The insensitivity to costs has, arguably, had its greatest impact on India’s original advantage of relatively cheap labour. The reformers have been so keen to develop infrastructure that foreign investors will feel at home in, that little attention has been to the costs of that infrastructure. This high-cost infrastructure has typically been concentrated in a few cities. The reform process has then insisted that the user must pay for this higher cost infrastructure. This raises the costs of living in cities with the infrastructure.

Labour concerns

If the wages rise fast enough to meet this increase in costs, the labour costs become greater than the alternatives available to foreign investors. And if the wages do not cover the higher costs of living in the cities, the workers are less likely to come to live in them. Without adequate labour available at a relatively low cost, there is no reason for investors — foreign or Indian — to prefer this country over its competitors, whether it is garment manufacturing in Bangladesh or Business Process Outsourcing in the Philippines.

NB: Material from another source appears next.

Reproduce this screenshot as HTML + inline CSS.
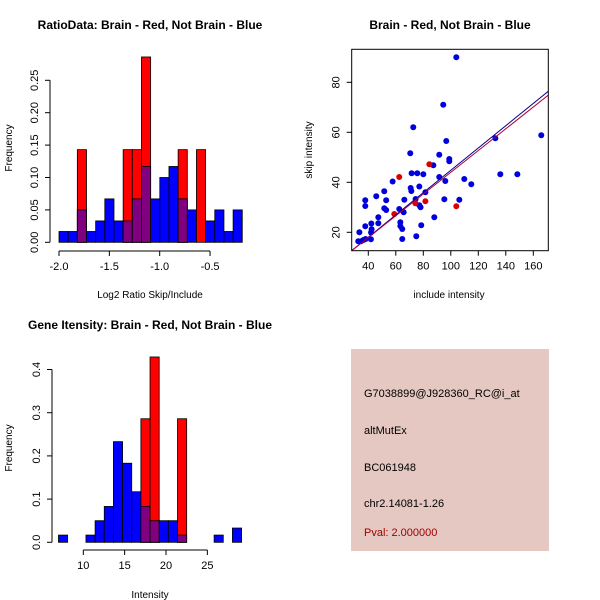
<!DOCTYPE html>
<html><head><meta charset="utf-8"><style>
html,body{margin:0;padding:0;background:#fff;}
svg{display:block;font-family:"Liberation Sans",sans-serif;}
</style></head><body>
<svg id="c" width="600" height="600" xmlns="http://www.w3.org/2000/svg">
<rect x="351" y="349" width="198" height="202" fill="#e5c8c1"/>
<text x="364" y="397" font-size="11">G7038899@J928360_RC@i_at</text>
<text x="364" y="434" font-size="11">altMutEx</text>
<text x="364" y="471" font-size="11">BC061948</text>
<text x="364" y="507" font-size="11">chr2.14081-1.26</text>
<text x="364" y="536" font-size="11" fill="#a00000">Pval: 2.000000</text>
</svg>
<script>
// ---- Histogram 1 data (Log2 ratio) ----
const h1Start = -2.0;
const h1Width = 0.091;
const h1Blue = [0.0167,0.0167,0.05,0.0167,0.033,0.067,0.033,0.033,0.067,0.117,0.067,0.1,0.117,0.067,0.05,0,0.033,0.05,0.0167,0.05];
const h1Red  = [0,0,0.143,0,0,0,0,0.143,0.143,0.286,0,0,0,0.143,0,0.143,0,0,0,0];
const h1XTicks = [-2.0,-1.5,-1.0,-0.5];
const h1XLabels = ["-2.0","-1.5","-1.0","-0.5"];
const h1YTicks = [0,0.05,0.10,0.15,0.20,0.25];
const h1YLabels = ["0.00","0.05","0.10","0.15","0.20","0.25"];
// ---- Histogram 2 data (Intensity) ----
const h2Start = 7.0;
const h2Width = 1.107;
const h2Blue = [0.0167,0,0,0.0167,0.05,0.083,0.233,0.183,0.117,0.083,0.05,0.05,0.05,0.0167,0,0,0,0.0167,0,0.033];
const h2Red  = [0,0,0,0,0,0,0,0,0,0.286,0.429,0,0,0.286,0,0,0,0,0,0];
const h2XTicks = [10,15,20,25];
const h2YTicks = [0,0.1,0.2,0.3,0.4];
const h2YLabels = ["0.0","0.1","0.2","0.3","0.4"];
// ---- Scatter data ----
const blueX = [33.5,32.7,34.7,36.4,38,37.8,37.8,37.8,42,42.2,42.4,41.9,45.8,47.3,47.3,51.6,51.6,53,53,57.7,62.5,63.3,63.3,64.7,64.7,65.7,66.2,70.5,70.8,71.3,71.5,72.7,74.4,74.9,75.6,77.1,77.1,78,78.5,80,81.5,87.3,88,91.6,91.6,94.5,95.3,96,96.7,98.9,98.9,104,106.2,109.8,114.9,132.4,136,148.4,165.8];
const blueY = [20,16.4,16.4,16.9,17.3,22.4,30.5,32.8,19.9,23.5,21.2,17.2,34.4,26,23.6,36.4,29.6,28.9,32.8,40.3,29.3,24,22.5,21.3,17.3,28,33,51.6,37.7,36.5,43.6,62,33.3,18.4,43.6,38.3,30.8,30,22.8,43.2,36,46.8,26,51,42.1,71,33.2,40.5,56.5,49.3,48.4,90,33,41.3,39.2,57.6,43.2,43.2,58.8];
const redX = [58.9,62.5,74.2,81.5,84.4,104];
const redY = [27.3,42.1,31.6,32.4,47.2,30.4];
const fitBlue = [0.2,0.446];
const fitRed = [0.5,0.435];
const scXTicks = [40,60,80,100,120,140,160];
const scYTicks = [20,40,60,80];

const svg = document.getElementById('c');
const NS = 'http://www.w3.org/2000/svg';
function mk(tag, attrs, parent){const e=document.createElementNS(NS,tag);for(const k in attrs)e.setAttribute(k,attrs[k]);(parent||svg).appendChild(e);return e;}
function txt(x,y,s,size,opts){const t=mk('text',Object.assign({x:x,y:y,'font-size':size,'text-anchor':'middle'},opts||{}));t.textContent=s;return t;}

function hist(cfg){
  const g=mk('g',{});
  
  
  const sx=v=>cfg.x0px+(v-cfg.x0)*cfg.kx;
  const sy=v=>cfg.y0px-v*cfg.ky;
  for(let i=0;i<cfg.blue.length;i++){
    const xa=sx(cfg.start+i*cfg.w), xb=sx(cfg.start+(i+1)*cfg.w);
    const b=cfg.blue[i], r=cfg.red[i];
    if(b>0){const e=mk('rect',{x:xa,y:sy(b),width:xb-xa,height:sy(0)-sy(b),fill:'#0000ff',stroke:'#000','stroke-width':0.8},g);
      
      }
    if(r>0){const e=mk('rect',{x:xa,y:sy(r),width:xb-xa,height:sy(0)-sy(r),fill:'#ff0000',stroke:'#000','stroke-width':0.8},g);
      
      }
    if(b>0&&r>0){const m=Math.min(b,r);const e=mk('rect',{x:xa,y:sy(m),width:xb-xa,height:sy(0)-sy(m),fill:'#800080',stroke:'#000','stroke-width':0.8},g);
      
      }
  }
  // y axis
  const ya=mk('g',{});
  
  
  const yt=cfg.yTicks;
  mk('line',{x1:cfg.axX,x2:cfg.axX,y1:sy(yt[0]),y2:sy(yt[yt.length-1]),stroke:'#000'},ya);
  yt.forEach((v,i)=>{mk('line',{x1:cfg.axX-5,x2:cfg.axX,y1:sy(v),y2:sy(v),stroke:'#000'},ya);
    const t=txt(cfg.axX-12,sy(v),cfg.yLabels[i],11,{transform:`rotate(-90 ${cfg.axX-12} ${sy(v)})`});ya.appendChild(t);});
  // x axis
  const xa=mk('g',{});
  
  
  const xt=cfg.xTicks;
  mk('line',{x1:sx(xt[0]),x2:sx(xt[xt.length-1]),y1:cfg.axY,y2:cfg.axY,stroke:'#000'},xa);
  xt.forEach((v,i)=>{mk('line',{x1:sx(v),x2:sx(v),y1:cfg.axY,y2:cfg.axY+5,stroke:'#000'},xa);
    const t=txt(sx(v),cfg.axY+19,cfg.xLabels[i],11);xa.appendChild(t);});
}
hist({name:'ratio-histogram',start:h1Start,w:h1Width,blue:h1Blue,red:h1Red,x0:-2.0,x0px:59,kx:100.7,y0px:242.3,ky:648,
  axX:50,axY:251,yTicks:h1YTicks,yLabels:h1YLabels,xTicks:h1XTicks,xLabels:h1XLabels});
hist({name:'intensity-histogram',start:h2Start,w:h2Width,blue:h2Blue,red:h2Red,x0:10,x0px:83.3,kx:8.27,y0px:542.3,ky:432,
  axX:52,axY:550,yTicks:h2YTicks,yLabels:h2YLabels,xTicks:h2XTicks,xLabels:h2XTicks.map(String)});

// titles & labels
let t;
t=txt(150,29,'RatioData: Brain - Red, Not Brain - Blue',12,{'font-weight':'bold'});


t=txt(450,29,'Brain - Red, Not Brain - Blue',12,{'font-weight':'bold'});


t=txt(150,329,'Gene Itensity: Brain - Red, Not Brain - Blue',12,{'font-weight':'bold'});


t=txt(150,298,'Log2 Ratio Skip/Include',10);


t=txt(150,598,'Intensity',10);


t=txt(12,148,'Frequency',10,{transform:'rotate(-90 12 148)'});


t=txt(12,448,'Frequency',10,{transform:'rotate(-90 12 448)'});


t=txt(449,298,'include intensity',10);


t=txt(312,150,'skip intensity',10,{transform:'rotate(-90 312 150)'});



// scatter
const L=351.7,R=548.3,T=49.3,B=250.7;
const sX=v=>368.3+(v-40)*1.375;
const sY=v=>232.3-(v-20)*2.5;
const sg=mk('g',{});


mk('clipPath',{id:'clp'},sg);
mk('rect',{x:L,y:T,width:R-L,height:B-T},document.getElementById('clp'));
blueX.forEach((x,i)=>{const c=mk('circle',{cx:sX(x),cy:sY(blueY[i]),r:3,fill:'#0000dd'},sg);
  
  });
redX.forEach((x,i)=>{const c=mk('circle',{cx:sX(x),cy:sY(redY[i]),r:3,fill:'#dd0000'},sg);
  
  });
const xmin=27.9,xmax=170.9;
let ln=mk('line',{x1:sX(xmin),y1:sY(fitBlue[0]+fitBlue[1]*xmin),x2:sX(xmax),y2:sY(fitBlue[0]+fitBlue[1]*xmax),stroke:'#00008b','stroke-width':1,'clip-path':'url(#clp)'},sg);


ln=mk('line',{x1:sX(xmin),y1:sY(fitRed[0]+fitRed[1]*xmin),x2:sX(xmax),y2:sY(fitRed[0]+fitRed[1]*xmax),stroke:'#b0003a','stroke-width':1,'clip-path':'url(#clp)'},sg);


const box=mk('rect',{x:L,y:T,width:R-L,height:B-T,fill:'none',stroke:'#000'},sg);


scXTicks.forEach(v=>{mk('line',{x1:sX(v),x2:sX(v),y1:B,y2:B+5,stroke:'#000'},sg);
  const tt=txt(sX(v),B+19,String(v),11);sg.appendChild(tt);});
scYTicks.forEach(v=>{mk('line',{x1:L-5,x2:L,y1:sY(v),y2:sY(v),stroke:'#000'},sg);
  const tt=txt(L-12,sY(v),String(v),11,{transform:`rotate(-90 ${L-12} ${sY(v)})`});sg.appendChild(tt);});
</script>
</body></html>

A 2013 version of the dream budget would then break out of the foreign-versus-Indian-capital dogma of the liberalisation debate so far and focus on the challenge of reviving the cost advantage that India needs to attract investment of all hues.

Whether this is done by making major Indian cities more welcome to labour or by developing new centres are matters of detail. The Budget must demonstrate that the Government is willing to look for innovative instruments to make the Indian economy more attractive to investors. In order to do so, the Government must acknowledge that among the many changes that have taken place since the reforms began, the strategy of simply opening up the economy has lost much of its potency. Most of the low hanging fruits of the reform process have been plucked.

As it evaluates the more uncertain options, the Budget must be willing to recognise that, like the Nehruvian ideology before it, liberalisation too can outlive its utility.